[begin Input material]
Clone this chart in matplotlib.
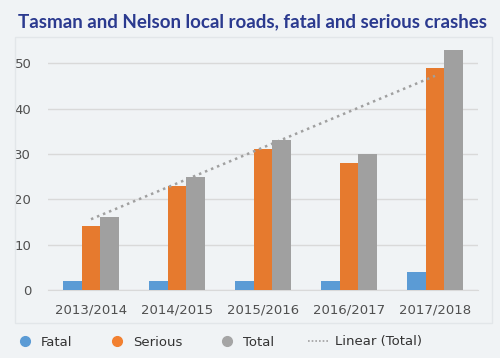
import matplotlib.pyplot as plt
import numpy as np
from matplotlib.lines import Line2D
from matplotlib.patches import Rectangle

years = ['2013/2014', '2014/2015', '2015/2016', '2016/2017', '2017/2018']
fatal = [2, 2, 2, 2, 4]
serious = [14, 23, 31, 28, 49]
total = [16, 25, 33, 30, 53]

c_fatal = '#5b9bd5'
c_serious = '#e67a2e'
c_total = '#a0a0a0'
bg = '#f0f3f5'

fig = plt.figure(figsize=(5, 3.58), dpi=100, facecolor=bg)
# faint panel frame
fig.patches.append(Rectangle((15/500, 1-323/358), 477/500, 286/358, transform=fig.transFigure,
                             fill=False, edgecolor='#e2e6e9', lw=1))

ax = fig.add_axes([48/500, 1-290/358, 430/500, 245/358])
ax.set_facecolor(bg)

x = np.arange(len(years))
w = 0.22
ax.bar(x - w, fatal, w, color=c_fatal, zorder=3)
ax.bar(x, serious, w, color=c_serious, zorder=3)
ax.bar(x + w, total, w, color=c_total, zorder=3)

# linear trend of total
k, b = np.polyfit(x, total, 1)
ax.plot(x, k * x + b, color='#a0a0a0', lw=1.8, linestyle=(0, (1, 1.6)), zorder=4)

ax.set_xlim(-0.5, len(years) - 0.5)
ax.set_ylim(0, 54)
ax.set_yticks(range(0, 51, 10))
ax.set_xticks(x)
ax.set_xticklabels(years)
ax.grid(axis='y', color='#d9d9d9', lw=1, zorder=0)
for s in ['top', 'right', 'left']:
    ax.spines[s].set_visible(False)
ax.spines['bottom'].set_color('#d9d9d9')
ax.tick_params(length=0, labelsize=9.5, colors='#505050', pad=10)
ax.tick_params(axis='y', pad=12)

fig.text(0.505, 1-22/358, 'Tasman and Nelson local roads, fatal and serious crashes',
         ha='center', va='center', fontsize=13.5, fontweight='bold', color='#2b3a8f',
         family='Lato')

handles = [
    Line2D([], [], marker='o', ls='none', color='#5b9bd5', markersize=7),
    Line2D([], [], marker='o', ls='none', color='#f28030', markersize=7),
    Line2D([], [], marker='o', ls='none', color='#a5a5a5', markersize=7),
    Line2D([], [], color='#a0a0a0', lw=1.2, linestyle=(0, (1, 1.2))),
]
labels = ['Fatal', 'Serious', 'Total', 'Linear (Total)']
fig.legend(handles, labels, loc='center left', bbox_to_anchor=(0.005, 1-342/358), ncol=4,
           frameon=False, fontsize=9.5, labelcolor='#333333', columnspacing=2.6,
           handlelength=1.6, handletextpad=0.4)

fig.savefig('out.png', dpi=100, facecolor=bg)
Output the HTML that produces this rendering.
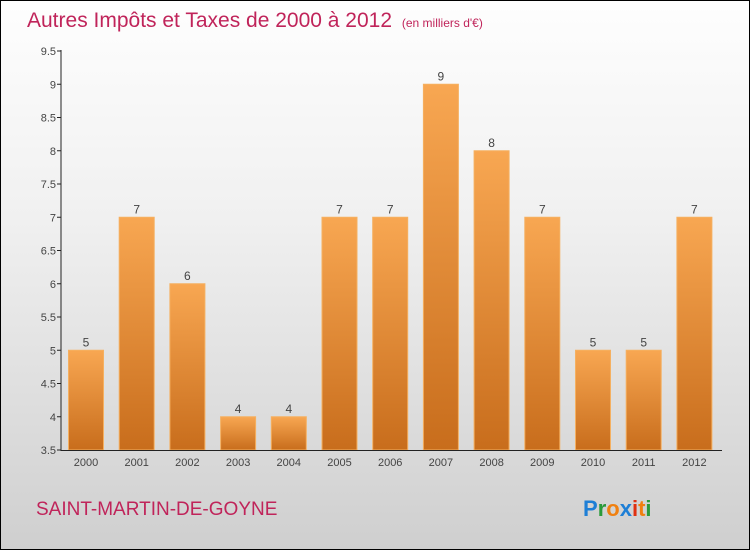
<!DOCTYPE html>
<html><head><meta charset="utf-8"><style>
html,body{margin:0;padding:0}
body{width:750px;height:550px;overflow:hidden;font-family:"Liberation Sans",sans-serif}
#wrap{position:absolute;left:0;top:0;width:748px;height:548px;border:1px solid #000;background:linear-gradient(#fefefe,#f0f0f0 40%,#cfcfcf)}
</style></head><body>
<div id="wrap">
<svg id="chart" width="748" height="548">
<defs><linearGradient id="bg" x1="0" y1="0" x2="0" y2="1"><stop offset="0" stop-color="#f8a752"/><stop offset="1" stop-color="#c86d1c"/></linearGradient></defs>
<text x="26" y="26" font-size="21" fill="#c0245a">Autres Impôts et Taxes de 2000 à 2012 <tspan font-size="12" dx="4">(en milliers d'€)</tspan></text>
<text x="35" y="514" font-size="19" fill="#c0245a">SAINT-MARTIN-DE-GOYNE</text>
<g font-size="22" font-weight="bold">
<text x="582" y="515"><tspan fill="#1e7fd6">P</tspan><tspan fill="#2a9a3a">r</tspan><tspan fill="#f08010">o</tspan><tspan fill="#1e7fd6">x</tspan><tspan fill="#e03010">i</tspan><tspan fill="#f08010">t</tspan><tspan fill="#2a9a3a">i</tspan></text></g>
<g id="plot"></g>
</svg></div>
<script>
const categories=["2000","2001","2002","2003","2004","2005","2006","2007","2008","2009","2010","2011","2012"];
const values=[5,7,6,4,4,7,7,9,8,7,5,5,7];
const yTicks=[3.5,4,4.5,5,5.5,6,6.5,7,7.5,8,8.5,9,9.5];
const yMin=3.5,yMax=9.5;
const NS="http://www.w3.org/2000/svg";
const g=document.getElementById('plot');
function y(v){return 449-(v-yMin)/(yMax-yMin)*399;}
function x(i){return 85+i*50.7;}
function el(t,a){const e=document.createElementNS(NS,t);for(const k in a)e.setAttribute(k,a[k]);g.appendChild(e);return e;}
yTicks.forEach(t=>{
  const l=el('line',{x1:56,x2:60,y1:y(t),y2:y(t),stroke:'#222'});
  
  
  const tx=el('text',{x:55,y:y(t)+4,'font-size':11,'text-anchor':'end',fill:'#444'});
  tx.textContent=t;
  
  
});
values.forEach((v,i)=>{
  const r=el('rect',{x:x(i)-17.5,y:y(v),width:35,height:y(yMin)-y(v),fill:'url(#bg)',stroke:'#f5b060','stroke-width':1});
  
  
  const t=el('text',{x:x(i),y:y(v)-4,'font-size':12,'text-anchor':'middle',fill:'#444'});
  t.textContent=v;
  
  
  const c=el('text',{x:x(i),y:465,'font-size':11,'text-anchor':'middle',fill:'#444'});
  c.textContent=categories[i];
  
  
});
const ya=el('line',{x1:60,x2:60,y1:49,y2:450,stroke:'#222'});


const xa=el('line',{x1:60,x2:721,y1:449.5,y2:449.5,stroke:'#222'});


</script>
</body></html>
[end Input material]
> **Challenge**
Both the first line of the records above and the line containing "bg = '#f0f3f5'" belong in the copy; please return them and every line between, exactly, minus the pictures.

> **Solution below**
Clone this chart in matplotlib.
import matplotlib.pyplot as plt
import numpy as np
from matplotlib.lines import Line2D
from matplotlib.patches import Rectangle

years = ['2013/2014', '2014/2015', '2015/2016', '2016/2017', '2017/2018']
fatal = [2, 2, 2, 2, 4]
serious = [14, 23, 31, 28, 49]
total = [16, 25, 33, 30, 53]

c_fatal = '#5b9bd5'
c_serious = '#e67a2e'
c_total = '#a0a0a0'
bg = '#f0f3f5'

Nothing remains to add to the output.